The update command downloads the latest agent package from the KITT server (/api/v1/agent/package) and reinstalls it into the agent's virtual environment. Use --restart to automatically stop the running agent and start the new version.

After updating, rebuild the Docker image to pick up new KITT changes:

kitt-agent build

If the agent is managed by systemd, restart the service after updating:

kitt-agent update
kitt-agent build
sudo systemctl restart kitt-agent

Heartbeat and Command Dispatch

The HeartbeatThread sends a JSON payload to /api/v1/agents/<agent_id>/heartbeat at the configured interval. The payload includes:

  • Agent status (idle, running, error)
  • Current task identifier
  • GPU utilization percentage (via pynvml)
  • GPU memory used in GB
  • Storage free space in GB
  • Agent uptime

During active benchmarks, the heartbeat interval is automatically increased to at least 60 seconds to reduce overhead.

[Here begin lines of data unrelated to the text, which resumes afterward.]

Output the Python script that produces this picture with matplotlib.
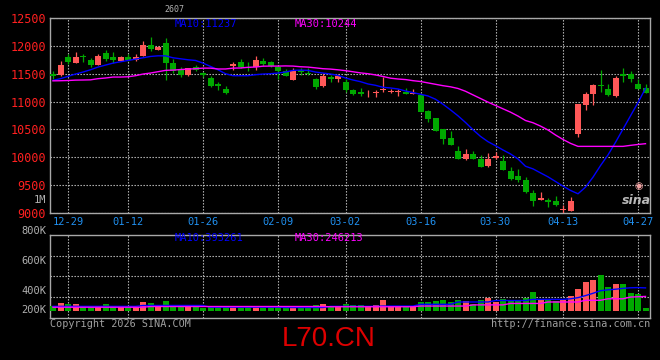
import matplotlib
matplotlib.use("Agg")
import matplotlib.pyplot as plt

# DATA - one candle per trading day, 12-25 .. 04-28 (80 days)
opens = [11494, 11482, 11798, 11696, 11821, 11738, 11661, 11863, 11804, 11732,
         11804, 11744, 11821, 12018, 11929, 12055, 11695, 11560, 11470, 11625,
         11512, 11429, 11316, 11232, 11631, 11702, 11619, 11625, 11732, 11702,
         11613, 11554, 11393, 11565, 11506, 11411, 11274, 11435, 11411, 11357,
         11214, 11167, 11149, 11155, 11202, 11167, 11167, 11173, 11143, 11113,
         10827, 10702, 10506, 10345, 10113, 9970, 10060, 9970, 9845, 9988,
         9935, 9756, 9667, 9595, 9363, 9238, 9238, 9214, 9060, 9042,
         10417, 10935, 11131, 11292, 11220, 11095, 11488, 11494, 11310, 11238]
highs = [11555, 11732, 11845, 11893, 11857, 11786, 11845, 11929, 11893, 11821,
         11845, 11857, 12089, 12161, 11994, 12143, 11756, 11613, 11607, 11649,
         11536, 11452, 11357, 11274, 11702, 11762, 11702, 11810, 11786, 11720,
         11625, 11589, 11601, 11607, 11607, 11415, 11512, 11482, 11488, 11405,
         11232, 11244, 11202, 11214, 11435, 11226, 11220, 11244, 11220, 11143,
         10845, 10708, 10506, 10476, 10202, 10155, 10113, 10042, 10077, 10095,
         10042, 9827, 9792, 9649, 9417, 9375, 9274, 9310, 9149, 9292,
         10952, 11173, 11321, 11560, 11321, 11458, 11595, 11542, 11411, 11321]
lows = [11400, 11464, 11673, 11685, 11714, 11613, 11650, 11720, 11685, 11726,
        11720, 11720, 11810, 11911, 11920, 11387, 11512, 11435, 11464, 11542,
        11440, 11268, 11214, 11143, 11560, 11601, 11554, 11571, 11643, 11625,
        11411, 11452, 11390, 11470, 11470, 11220, 11268, 11357, 11357, 11173,
        11113, 11095, 11083, 11083, 11179, 11155, 11095, 11131, 11131, 10810,
        10637, 10470, 10238, 10220, 9965, 9952, 9965, 9821, 9827, 9970,
        9775, 9595, 9560, 9363, 9119, 9226, 9107, 9131, 8990, 9036,
        10369, 10845, 10935, 11173, 11095, 11083, 11345, 11351, 11226, 11150]
closes = [11452, 11661, 11708, 11804, 11792, 11649, 11821, 11768, 11744, 11792,
          11750, 11804, 12018, 11946, 11982, 11700, 11545, 11470, 11601, 11571,
          11476, 11274, 11274, 11161, 11667, 11625, 11595, 11750, 11673, 11643,
          11554, 11464, 11542, 11536, 11488, 11256, 11464, 11405, 11464, 11214,
          11143, 11137, 11158, 11167, 11226, 11196, 11185, 11137, 11161, 10815,
          10690, 10476, 10327, 10226, 9970, 10060, 9970, 9827, 9970, 10024,
          9780, 9613, 9595, 9381, 9208, 9262, 9191, 9137, 9072, 9208,
          10952, 11131, 11292, 11280, 11119, 11417, 11464, 11399, 11232, 11155]
volumes_k = [80, 132, 115, 115, 57, 57, 57, 115, 80, 57,
             57, 57, 149, 132, 92, 167, 80, 57, 69, 57,
             52, 57, 57, 57, 57, 40, 57, 57, 40, 57,
             57, 57, 57, 40, 40, 98, 115, 80, 80, 115,
             98, 98, 57, 98, 184, 57, 57, 57, 57, 149,
             149, 167, 184, 155, 184, 167, 115, 184, 218, 149,
             201, 167, 184, 218, 322, 184, 184, 167, 184, 259,
             374, 494, 529, 615, 408, 454, 460, 305, 287, 46]
ma10 = [11381, 11411, 11452, 11494, 11530, 11571, 11619, 11655, 11690, 11714,
        11738, 11762, 11786, 11810, 11821, 11821, 11786, 11768, 11750, 11738,
        11690, 11631, 11571, 11500, 11464, 11464, 11464, 11482, 11494, 11500,
        11512, 11530, 11560, 11565, 11560, 11530, 11512, 11494, 11470, 11423,
        11387, 11357, 11316, 11292, 11256, 11244, 11226, 11190, 11161, 11131,
        11101, 11042, 10952, 10851, 10744, 10625, 10494, 10375, 10280, 10208,
        10131, 10060, 9970, 9839, 9792, 9720, 9649, 9566, 9482, 9405,
        9345, 9464, 9643, 9851, 10042, 10268, 10506, 10744, 10982, 11237]
ma30 = [11372, 11374, 11378, 11385, 11387, 11390, 11411, 11423, 11440, 11440,
        11445, 11464, 11494, 11512, 11536, 11560, 11565, 11575, 11583, 11590,
        11600, 11600, 11585, 11585, 11600, 11603, 11615, 11620, 11635, 11637,
        11637, 11640, 11637, 11625, 11619, 11605, 11590, 11583, 11570, 11555,
        11535, 11515, 11500, 11478, 11450, 11420, 11405, 11395, 11375, 11360,
        11335, 11310, 11285, 11265, 11235, 11185, 11120, 11055, 10990, 10930,
        10870, 10810, 10740, 10660, 10620, 10560, 10490, 10400, 10320, 10250,
        10196, 10196, 10196, 10196, 10196, 10196, 10196, 10214, 10230, 10244]
vol_ma10_k = [75, 75, 75, 75, 75, 75, 75, 75, 75, 75,
              75, 75, 90, 90, 90, 90, 90, 90, 90, 90,
              90, 60, 60, 60, 60, 60, 60, 60, 60, 60,
              60, 55, 55, 55, 55, 55, 55, 75, 75, 75,
              75, 75, 75, 75, 80, 80, 80, 80, 80, 110,
              110, 110, 110, 110, 150, 150, 150, 150, 150, 175,
              175, 175, 175, 175, 195, 195, 195, 195, 195, 205,
              225, 260, 300, 345, 360, 370, 385, 395, 398, 393]
vol_ma30_k = [60, 60, 60, 60, 60, 60, 60, 60, 60, 60,
              60, 60, 60, 72, 72, 72, 72, 72, 72, 72,
              72, 72, 72, 72, 72, 72, 72, 72, 72, 72,
              72, 72, 72, 72, 72, 72, 72, 68, 68, 68,
              68, 68, 68, 68, 68, 68, 68, 68, 68, 80,
              80, 80, 80, 80, 80, 80, 100, 100, 100, 100,
              100, 125, 125, 125, 125, 125, 150, 150, 150, 150,
              150, 180, 180, 180, 205, 205, 205, 235, 240, 246]

date_labels = ["12-29", "01-12", "01-26", "02-09", "03-02", "03-16", "03-30", "04-13", "04-27"]
date_index = [2, 10, 20, 30, 39, 49, 59, 68, 78]
price_ticks = [9000, 9500, 10000, 10500, 11000, 11500, 12000, 12500]
vol_labels = ["1M", "800K", "600K", "400K", "200K"]

#STYLE
RED = "#FF5858"
GREEN = "#00A800"
GRID = "#C8C8C8"
BORDER = "#A8A8A8"
MONO = "DejaVu Sans Mono"
W, H = 660, 360


def fx(x):
    return x / W


def fy(y):
    return 1 - y / H


fig = plt.figure(figsize=(6.6, 3.6), dpi=100, facecolor="black")
ax_p = fig.add_axes([fx(50), fy(213), 600 / W, 195 / H])
ax_v = fig.add_axes([fx(50), fy(318), 600 / W, 83.3 / H])

n = len(opens)
xs = list(range(n))
colors = [RED if c >= o else GREEN for o, c in zip(opens, closes)]

#PRICE PANEL
for i in xs:
    o, h, l, c = opens[i], highs[i], lows[i], closes[i]
    ax_p.vlines(i, l, h, color=colors[i], lw=0.9, zorder=3)
    body = max(abs(c - o), 12)
    ax_p.bar(i, body, bottom=min(o, c), width=0.8, color=colors[i],
             lw=0, zorder=4)

ax_p.plot(xs, ma10, color="#0000FF", lw=1.0, zorder=5)
ax_p.plot(xs, ma30, color="#FF00FF", lw=1.0, zorder=5)

ax_p.set_xlim(-0.4, 79.6)
ax_p.set_ylim(9000, 12500)
ax_p.set_yticks(price_ticks)
ax_p.set_yticklabels([str(t) for t in price_ticks], color="#FF2020",
                     fontsize=8.5, family=MONO)
ax_p.set_xticks(date_index)
ax_p.set_xticklabels(date_labels, color="#2090F0", fontsize=7.5, family=MONO)
ax_p.tick_params(length=0, pad=3)
ax_p.grid(True, color=GRID, lw=0.8, linestyle=(0, (1.2, 1.5)), zorder=1)

#VOLUME PANEL
vols = [v * 1000 for v in volumes_k]
ax_v.bar(xs, vols, width=0.8, color=colors, lw=0, zorder=3)
ax_v.plot(xs, [v * 1000 for v in vol_ma10_k], color="#0000FF", lw=1.0, zorder=5)
ax_v.plot(xs, [v * 1000 for v in vol_ma30_k], color="#FF00FF", lw=1.0, zorder=5)

vmin, vmax = -126e3, 1310e3
ax_v.set_xlim(-0.4, 79.6)
ax_v.set_ylim(vmin, vmax)
ax_v.set_yticks([vmin + (vmax - vmin) * k / 4 for k in (1, 2, 3)])
ax_v.set_yticklabels([])
ax_v.set_xticks(date_index)
ax_v.set_xticklabels([])
ax_v.tick_params(length=0)
ax_v.grid(True, color=GRID, lw=0.8, linestyle=(0, (1.2, 1.5)), zorder=1)

for ax in (ax_p, ax_v):
    ax.set_facecolor("black")
    ax.set_axisbelow(True)
    for s in ax.spines.values():
        s.set_color(BORDER)
        s.set_linewidth(1.0)

# volume axis labels (placed where sina draws them)
for lab, yy in zip(vol_labels, [200, 231, 261, 291, 310]):
    fig.text(fx(46), fy(yy), lab, color="#B0B0B0", fontsize=7.5, family=MONO,
             ha="right", va="center")

#TEXTS
fig.text(fx(174), fy(9), "2607", color="#B0B0B0", fontsize=6, family=MONO,
         ha="center", va="center")
fig.text(fx(175), fy(24), "MA10:%d" % ma10[-1], color="#0000FF", fontsize=7.5,
         family=MONO, va="center")
fig.text(fx(295), fy(24), "MA30:%d" % ma30[-1], color="#FF00FF", fontsize=7.5,
         family=MONO, va="center")
fig.text(fx(175), fy(238), "MA10:393261", color="#0000FF", fontsize=7.5,
         family=MONO, va="center")
fig.text(fx(295), fy(238), "MA30:246213", color="#FF00FF", fontsize=7.5,
         family=MONO, va="center")
fig.text(fx(50), fy(324), "Copyright 2026 SINA.COM", color="#A0A0A0",
         fontsize=7.3, family=MONO, va="center")
fig.text(fx(650), fy(324), "http://finance.sina.com.cn", color="#A0A0A0",
         fontsize=7.3, family=MONO, va="center", ha="right")
fig.text(fx(329), fy(339), "L70.CN", color="#DD0000", fontsize=20,
         family="Liberation Sans", ha="center", va="center")
fig.text(fx(636), fy(201), "sina", color="#B8B8B8", fontsize=9,
         fontweight="bold", style="italic", family="DejaVu Sans",
         ha="center", va="center")
fig.text(fx(639), fy(186), "\u25c9", color="#F0A0A0", fontsize=7,
         ha="center", va="center")

plt.savefig("out.png", dpi=100, facecolor="black")
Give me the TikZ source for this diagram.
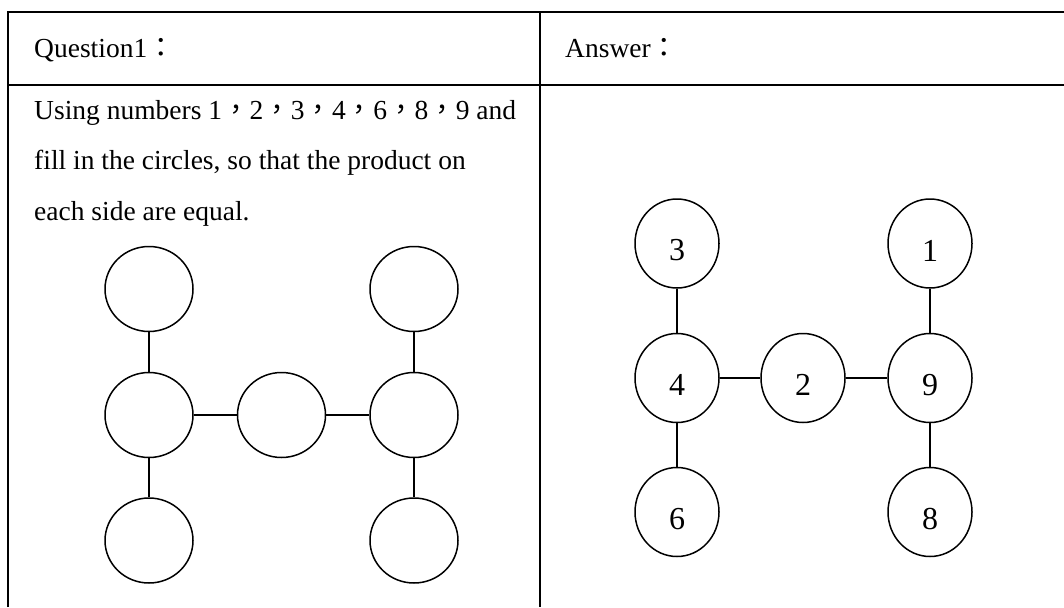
\documentclass[tikz,border=0pt]{standalone}
\usepackage{fontspec}
\setmainfont{Liberation Serif}
\newfontfamily\cjk{Noto Sans CJK TC}
\usetikzlibrary{shapes.geometric}
\begin{document}
\begin{tikzpicture}[x=1pt,y=-1pt,
  grid/.style={line width=2pt},
  txt/.style={anchor=base west, inner sep=0pt, font=\fontsize{27.5}{32}\selectfont},
  lc/.style={draw, ellipse, line width=1.5pt, inner sep=0pt, minimum width=88pt, minimum height=85pt},
  rc/.style={draw, ellipse, line width=1.5pt, inner sep=0pt, minimum width=84pt, minimum height=89pt},
  num/.style={font=\fontsize{32}{36}\selectfont, yshift=-7pt, inner sep=0pt},
  link/.style={line width=1.5pt}]
\useasboundingbox (0,0) rectangle (1064,607);
\fill[white] (0,0) rectangle (1064,607);
% table
\draw[grid] (7.5,607) -- (7.5,12) -- (1064,12);
\draw[grid] (7.5,85) -- (1064,85);
\draw[grid] (540,12) -- (540,607);
% texts
\node[txt] (qh) at (34,58) {Question1{\cjk ：}};
\node[txt] (ah) at (565,58) {Answer{\cjk ：}};
\node[txt] (q1) at (34,119) {Using numbers 1{\cjk ，}2{\cjk ，}3{\cjk ，}4{\cjk ，}6{\cjk ，}8{\cjk ，}9 and};
\node[txt] (q2) at (34,169) {fill in the circles, so that the product on};
\node[txt] (q3) at (34,220) {each side are equal.};
% left empty diagram
\node[lc] (la) at (149,289) {};
\node[lc] (lb) at (149,415) {};
\node[lc] (lc1) at (149,540.5) {};
\node[lc] (lm) at (281.5,415) {};
\node[lc] (ra) at (414,289) {};
\node[lc] (rb) at (414,415) {};
\node[lc] (rc1) at (414,540.5) {};
\draw[link] (la) -- (lb);
\draw[link] (lb) -- (lc1);
\draw[link] (lb) -- (lm);
\draw[link] (lm) -- (rb);
\draw[link] (ra) -- (rb);
\draw[link] (rb) -- (rc1);
% answer diagram
\node[rc, label={[num]center:3}] (n3) at (677,243.5) {};
\node[rc, label={[num]center:4}] (n4) at (677,378) {};
\node[rc, label={[num]center:6}] (n6) at (677,512) {};
\node[rc, label={[num]center:2}] (n2) at (803,378) {};
\node[rc, label={[num]center:1}] (n1) at (930,243.5) {};
\node[rc, label={[num]center:9}] (n9) at (930,378) {};
\node[rc, label={[num]center:8}] (n8) at (930,512) {};
\draw[link] (n3) -- (n4);
\draw[link] (n4) -- (n6);
\draw[link] (n4) -- (n2);
\draw[link] (n2) -- (n9);
\draw[link] (n1) -- (n9);
\draw[link] (n9) -- (n8);
\end{tikzpicture}
\end{document}
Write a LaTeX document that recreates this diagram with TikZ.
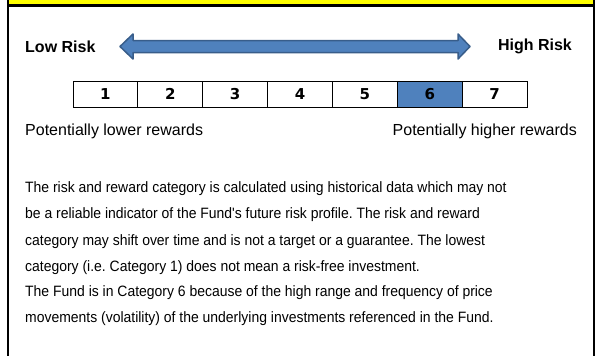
\documentclass[tikz,border=0pt]{standalone}
\usepackage{fontspec}
\setmainfont{Liberation Sans}
\newfontfamily\parafont[FakeStretch=0.93]{Liberation Sans}
\newfontfamily\digitfont{DejaVu Sans}
\definecolor{arrowfill}{HTML}{4F81BD}
\definecolor{arrowline}{HTML}{385D8A}
\definecolor{bandyellow}{HTML}{FFFF00}
\frenchspacing
\begin{document}
\begin{tikzpicture}[x=1pt,y=-1pt,
  cell/.style={draw=black,line width=1pt,minimum width=64.86pt,minimum height=25.5pt,inner sep=0pt,font=\digitfont\fontsize{15}{15}\selectfont\bfseries},
  risklabel/.style={inner sep=0pt,font=\fontsize{16}{16}\selectfont\bfseries},
  reward/.style={inner sep=0pt,font=\fontsize{16}{16}\selectfont},
  para/.style={inner sep=0pt,anchor=base west,font=\parafont\fontsize{15}{15}\selectfont},
  frame/.style={line width=2.4pt,black}]
\useasboundingbox (0,0) rectangle (597,356);
\fill[white] (0,0) rectangle (597,356);
% top band and frame
\fill[bandyellow] (8,0) rectangle (594,4.5);
\draw[frame] (7,5.5) -- (595,5.5);
\draw[frame] (8,0) -- (8,356);
\draw[frame] (593.8,0) -- (593.8,356);
% double arrow
\filldraw[fill=arrowfill,draw=arrowline,line width=1.5pt,line join=round]
  (120,46.5) -- (133,34) -- (133,40.5) -- (458,40.5) -- (458,34) -- (470,46.5)
  -- (458,59) -- (458,52.5) -- (133,52.5) -- (133,59) -- cycle;
\node[risklabel,anchor=west] (low) at (25,46.5) {Low Risk};
\node[risklabel,anchor=east] (high) at (572,46.5) {High Risk};
% scale
\foreach \i in {1,...,7}{
  \node[cell] (c\i) at ({73+64.86*(\i-0.5)},94.3) {\i};
}
\node[cell,fill=arrowfill] at (c6) {6};
\node[reward,anchor=west] (lowrew) at (25,131) {Potentially lower rewards};
\node[reward,anchor=east] (highrew) at (577,131) {Potentially higher rewards};
% paragraph
\node[para] (p1) at (25,192) {The risk and reward category is calculated using historical data which may not};
\node[para] (p2) at (25,218) {be a reliable indicator of the Fund's future risk profile. The risk and reward};
\node[para] (p3) at (25,245) {category may shift over time and is not a target or a guarantee. The lowest};
\node[para] (p4) at (25,271) {category (i.e. Category 1) does not mean a risk-free investment.};
\node[para] (p5) at (25,296) {The Fund is in Category 6 because of the high range and frequency of price};
\node[para] (p6) at (25,322) {movements (volatility) of the underlying investments referenced in the Fund.};
\end{tikzpicture}
\end{document}
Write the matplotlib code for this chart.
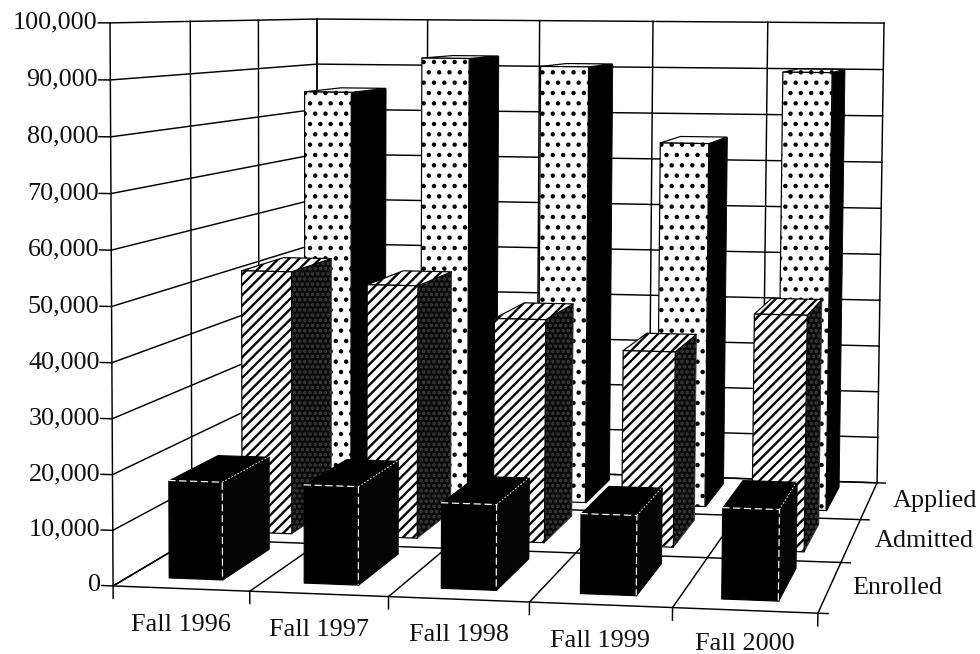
import numpy as np
import matplotlib
matplotlib.use("Agg")
import matplotlib.pyplot as plt
from mpl_toolkits.mplot3d.art3d import Poly3DCollection
from mpl_toolkits.mplot3d import proj3d

categories = ["Fall 1996", "Fall 1997", "Fall 1998", "Fall 1999", "Fall 2000"]
series_names = ["Enrolled", "Admitted", "Applied"]
enrolled = [17700, 17700, 15300, 14200, 16100]
admitted = [51500, 49300, 43300, 37700, 45300]
applied = [85000, 92300, 90800, 75300, 90100]
value_ticks = list(range(0, 100001, 10000))
category_label_drop = [-6500, -6500, -6400, -6300, -5800]

W, H, DPI = 980, 654, 124
plt.rcParams["font.family"] = ["Liberation Serif", "DejaVu Serif"]
plt.rcParams["hatch.linewidth"] = 1.35
FS = 15.2

fig = plt.figure(figsize=(W / DPI, H / DPI), dpi=DPI, facecolor="white")
ax = fig.add_axes([0, 0, 1, 1], projection="3d", computed_zorder=False)
ax.apply_aspect = lambda position=None: None
ax.set_axis_off()

# camera calibration: box corners (categories, series, value fraction) -> picture pixels
n_cat, n_ser = len(categories), len(series_names)
calib = [((0, 0, 0), (113, 586)), ((n_cat, 0, 0), (818, 613)),
         ((n_cat, n_ser, 0), (877, 483)), ((0, n_ser, 0), (317, 465)),
         ((0, 0, 1), (110, 23)), ((0, n_ser, 1), (317, 19)),
         ((n_cat, n_ser, 1), (884, 23))]
rows = []
for (X, Y, Z), (u, v) in calib:
    u, v = u / 1000, v / 1000
    rows.append([X, Y, Z, 1, 0, 0, 0, 0, -u * X, -u * Y, -u * Z, -u])
    rows.append([0, 0, 0, 0, X, Y, Z, 1, -v * X, -v * Y, -v * Z, -v])
P = np.linalg.svd(np.array(rows, float))[2][-1].reshape(3, 4)
P = P @ np.diag([1, 1, 1 / value_ticks[-1], 1])
vx0, vx1 = ax.viewLim.intervalx
vy0, vy1 = ax.viewLim.intervaly
to_view = np.array([[(vx1 - vx0) * 1000 / W, 0, vx0],
                    [0, -(vy1 - vy0) * 1000 / H, vy1],
                    [0, 0, 1]])
Q = to_view @ P
M = np.array([Q[0], Q[1], [0, 0, 0, 1], Q[2]])
ax.get_proj = lambda: M
ax.M = M


def line(xs, ys, zs, color="black", lw=0.85, z=1, **kw):
    ax.plot(xs, ys, zs, color=color, lw=lw, zorder=z, solid_capstyle="projecting", **kw)


def label(x, y, z, s, **kw):
    px, py, _ = proj3d.proj_transform(x, y, z, M)
    ax.text2D(float(px), float(py), s, fontsize=FS, color="#111", va="center", **kw)


top = value_ticks[-1]
for v in value_ticks:
    line([0, 0, n_cat], [0, n_ser, n_ser], [v, v, v])
    line([-0.085, 0], [0, 0], [v, v])
    label(-0.09, 0, v, f"{v:,}", ha="right")
for k in range(n_ser + 1):
    line([0, 0], [k, k], [0, top])
    line([0, n_cat + 0.07], [k, k], [0, 0])
for i in range(n_cat + 1):
    line([i, i], [n_ser, n_ser], [0, top])
    line([i, i], [0, n_ser], [0, 0])
    line([i, i], [0, 0], [0, -2200])

for i, c in enumerate(categories):
    label(i + 0.5, 0, category_label_drop[i], c, ha="center")
for k, s in enumerate(series_names):
    label(n_cat + 0.16 + 0.02 * k, k + 0.5, 0, s, ha="left")


def face(verts, fc, ec, hatch, z, lw=0.7):
    pc = Poly3DCollection([verts], facecolors=fc, edgecolors=ec, linewidths=lw,
                          hatch=hatch, zorder=z)
    ax.add_collection3d(pc, autolim=False)


styles = [
    dict(front=("black", "black", None), top=("black", "black", None), side=("#050505", "#050505", None)),
    dict(front=("white", "black", "////"), top=("white", "black", "////"), side=("#0a0a0a", "#3c3c3c", "....")),
    dict(front=("white", "black", ".."), top=("white", "black", ".."), side=("#000000", "#000000", None)),
]
values = [enrolled, admitted, applied]
gx, gy0, gy1 = 0.29, 0.2, 0.15
for k in reversed(range(n_ser)):
    zbase = 10 + (n_ser - k) * 100
    for i in range(n_cat):
        h = values[k][i]
        x0, x1 = i + gx, i + 1 - gx - 0.02
        y0, y1 = k + gy0, k + 1 - gy1
        s = styles[k]
        z = zbase + i * 5
        face([(x1, y0, 0), (x1, y1, 0), (x1, y1, h), (x1, y0, h)], *s["side"], z, lw=0.5)
        face([(x0, y0, h), (x1, y0, h), (x1, y1, h), (x0, y1, h)], *s["top"], z + 1)
        face([(x0, y0, 0), (x1, y0, 0), (x1, y0, h), (x0, y0, h)], *s["front"], z + 2)
        if k == 0:
            line([x0, x1, x1], [y0, y0, y0], [h, h, 0], color="white", lw=0.7, z=z + 3, ls=(0, (6, 3)))
            line([x1, x1], [y0, y1], [h, h], color="white", lw=0.5, z=z + 3, ls=(0, (2, 2)))

fig.savefig("out.png", dpi=DPI)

The heartbeat response includes:

  • commands — pending jobs (e.g., quick tests queued from the web UI)
  • settings — current agent settings for sync

The agent processes each command automatically — for run_test commands it resolves the model, starts the benchmark, and streams log lines back to the server via POST /api/v1/quicktest/<test_id>/logs. Status transitions are reported via POST /api/v1/quicktest/<test_id>/status.


Log Streaming

When a benchmark runs, the agent captures output through a LogStreamer and exposes it as an SSE endpoint at /api/logs/<command_id>. The server or any authorized client can subscribe to this stream for real-time log output.


Checking Status

kitt-agent status

This reads ~/.kitt/agent.yaml and probes the local agent at http://127.0.0.1:<port>/api/status to report whether the daemon is running and whether a benchmark is currently active.


Managing Tests

List tests dispatched to this agent:

kitt-agent test list                    # show all tests for this agent
kitt-agent test list --status running   # filter by status
kitt-agent test list --limit 5          # limit results

Stop a running or queued test:

kitt-agent test stop <test_id>

The stop command marks the test as failed on the server with an "Cancelled by user" error and sends a cancel signal to the local daemon to kill the running process.


Stopping the Agent

kitt-agent stop

Sends SIGTERM to the agent process using the PID stored in ~/.kitt/agent.pid.


Test Agents

Test agents are virtual agents that simulate benchmark execution without real GPU hardware. They are useful for end-to-end UI testing — creating campaigns, running quick tests, viewing live logs, and inspecting results — all without a real agent daemon or GPU server.

Creating a test agent

Navigate to Agents > Create Test Agent in the web dashboard. Configure hardware specs (GPU model, count, CPU, architecture, RAM, environment type) to match the testing scenario. Test agents appear in the agent list with a TEST badge and are always shown as online.

Simulated execution

When a quick test or campaign is launched on a test agent:

  1. The test transitions through the same status lifecycle as a real test (queued → running → completed).
  2. Log lines stream in real time over SSE with realistic 0.5–1.5s delays.
  3. Fake but logically consistent benchmark metrics are generated (throughput, latency, memory, accuracy).
  4. Results are persisted through the normal ResultStore pipeline and appear in the Results page.

Differences from real agents

  • Test agents never go offline (the stale heartbeat check skips them).
  • Storage and NFS settings are hidden on the agent detail page.
  • No authentication token is provisioned (port is set to 0).
  • Benchmark metrics are randomly generated within realistic ranges.